= EXERCISE DESCRIPTION =
Write out each line exactly as given. Leave the pictures out of your copy.

[begin PROVIDED DATA]

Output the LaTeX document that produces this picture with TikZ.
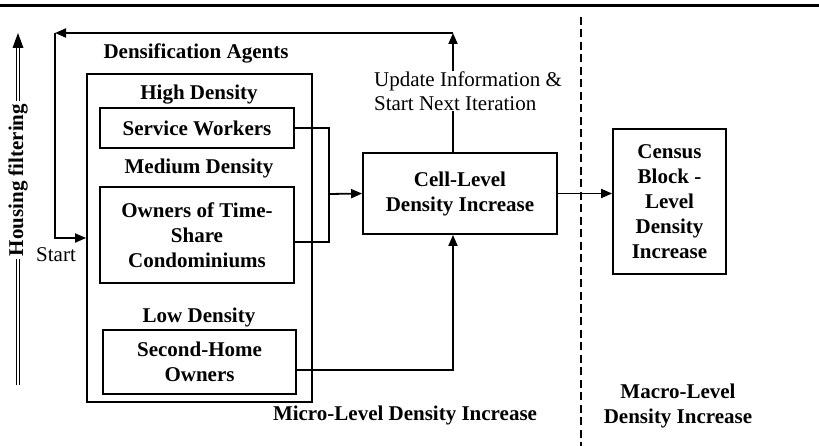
\documentclass[tikz,border=0pt]{standalone}
\usepackage{fontspec}
\setmainfont{Liberation Serif}
\usetikzlibrary{arrows.meta}

\begin{document}
\begin{tikzpicture}[x=1pt, y=-1pt, line width=1.8pt,
  every node/.style={font=\bfseries\fontsize{21}{25}\selectfont, inner sep=0pt, align=center},
  box/.style={draw, minimum width=194pt},
  arr/.style={-{Triangle[length=11pt,width=9pt]}},
  thin/.style={font=\fontsize{21}{24}\selectfont}]
  \useasboundingbox (0,0) rectangle (819,446);
  \draw[line width=3pt] (0,6) -- (819,6);
  % agents
  \node[draw, minimum width=225pt, minimum height=328pt] (agents) at (199.5,238) {};
  \node (title) at (196,53) {Densification Agents};
  \node (high) at (199,95) {High Density};
  \node[box, minimum height=40pt] (service) at (197,128) {Service Workers};
  \node (medium) at (199,168) {Medium Density};
  \node[box, minimum height=96pt] (owners) at (197,235) {Owners of Time-\\Share\\Condominiums};
  \node (low) at (199,317) {Low Density};
  \node[box, minimum width=193pt, minimum height=64pt] (home) at (199.5,362) {Second-Home\\Owners};
  % cells and blocks
  \node[draw, minimum width=194pt, minimum height=81pt] (cell) at (460,193.5) {Cell-Level\\Density Increase};
  \node[draw, minimum width=113pt, minimum height=145pt] (census) at (669.5,201.5) {Census\\Block -\\Level\\Density\\Increase};
  \node[thin, align=left] (update) at (468,91) {Update Information \&\\Start Next Iteration};
  \node[thin] (start) at (56,255) {Start};
  \node (micro) at (405,415) {Micro-Level Density Increase};
  \node (macro) at (678,406) {Macro-Level\\Density Increase};
  % connectors
  \coordinate (join) at (329,194);
  \coordinate (loop) at (453,33);
  \coordinate (corner) at (55,33);
  \draw (service.east) -| (join) |- ([yshift=-7pt]owners.east);
  \draw[arr] (join) -- (cell.west);
  \draw[arr] ([yshift=-8pt]home.east) -| (cell.south -| loop);
  \draw (cell.north -| loop) -- (update.south -| loop);
  \draw[arr] (update.north -| loop) -- (loop);
  \draw[arr] (loop) -- (corner);
  \draw[arr] (corner) |- (agents.west);
  \draw[arr] (cell.east) -- (cell.east -| census.west);
  \draw[dash pattern=on 8pt off 4.5pt, line width=2.5pt] (581,17) -- (581,446);
  % housing filtering
  \draw[double, double distance=2pt, line width=1.3pt] (18,385) -- (18,46);
  \fill (18,33) -- (12.5,48) -- (23.5,48) -- cycle;
  \node[fill=white, rotate=90, inner sep=3pt] (filter) at (18,180) {Housing filtering};
\end{tikzpicture}
\end{document}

[end PROVIDED DATA]

= EXPECTED ANSWER =
Output the LaTeX document that produces this picture with TikZ.
\documentclass[tikz,border=0pt]{standalone}
\usepackage{fontspec}
\setmainfont{Liberation Serif}
\usetikzlibrary{arrows.meta}

\begin{document}
\begin{tikzpicture}[x=1pt, y=-1pt, line width=1.8pt,
  every node/.style={font=\bfseries\fontsize{21}{25}\selectfont, inner sep=0pt, align=center},
  box/.style={draw, minimum width=194pt},
  arr/.style={-{Triangle[length=11pt,width=9pt]}},
  thin/.style={font=\fontsize{21}{24}\selectfont}]
  \useasboundingbox (0,0) rectangle (819,446);
  \draw[line width=3pt] (0,6) -- (819,6);
  % agents
  \node[draw, minimum width=225pt, minimum height=328pt] (agents) at (199.5,238) {};
  \node (title) at (196,53) {Densification Agents};
  \node (high) at (199,95) {High Density};
  \node[box, minimum height=40pt] (service) at (197,128) {Service Workers};
  \node (medium) at (199,168) {Medium Density};
  \node[box, minimum height=96pt] (owners) at (197,235) {Owners of Time-\\Share\\Condominiums};
  \node (low) at (199,317) {Low Density};
  \node[box, minimum width=193pt, minimum height=64pt] (home) at (199.5,362) {Second-Home\\Owners};
  % cells and blocks
  \node[draw, minimum width=194pt, minimum height=81pt] (cell) at (460,193.5) {Cell-Level\\Density Increase};
  \node[draw, minimum width=113pt, minimum height=145pt] (census) at (669.5,201.5) {Census\\Block -\\Level\\Density\\Increase};
  \node[thin, align=left] (update) at (468,91) {Update Information \&\\Start Next Iteration};
  \node[thin] (start) at (56,255) {Start};
  \node (micro) at (405,415) {Micro-Level Density Increase};
  \node (macro) at (678,406) {Macro-Level\\Density Increase};
  % connectors
  \coordinate (join) at (329,194);
  \coordinate (loop) at (453,33);
  \coordinate (corner) at (55,33);
  \draw (service.east) -| (join) |- ([yshift=-7pt]owners.east);
  \draw[arr] (join) -- (cell.west);
  \draw[arr] ([yshift=-8pt]home.east) -| (cell.south -| loop);
  \draw (cell.north -| loop) -- (update.south -| loop);
  \draw[arr] (update.north -| loop) -- (loop);
  \draw[arr] (loop) -- (corner);
  \draw[arr] (corner) |- (agents.west);
  \draw[arr] (cell.east) -- (cell.east -| census.west);
  \draw[dash pattern=on 8pt off 4.5pt, line width=2.5pt] (581,17) -- (581,446);
  % housing filtering
  \draw[double, double distance=2pt, line width=1.3pt] (18,385) -- (18,46);
  \fill (18,33) -- (12.5,48) -- (23.5,48) -- cycle;
  \node[fill=white, rotate=90, inner sep=3pt] (filter) at (18,180) {Housing filtering};
\end{tikzpicture}
\end{document}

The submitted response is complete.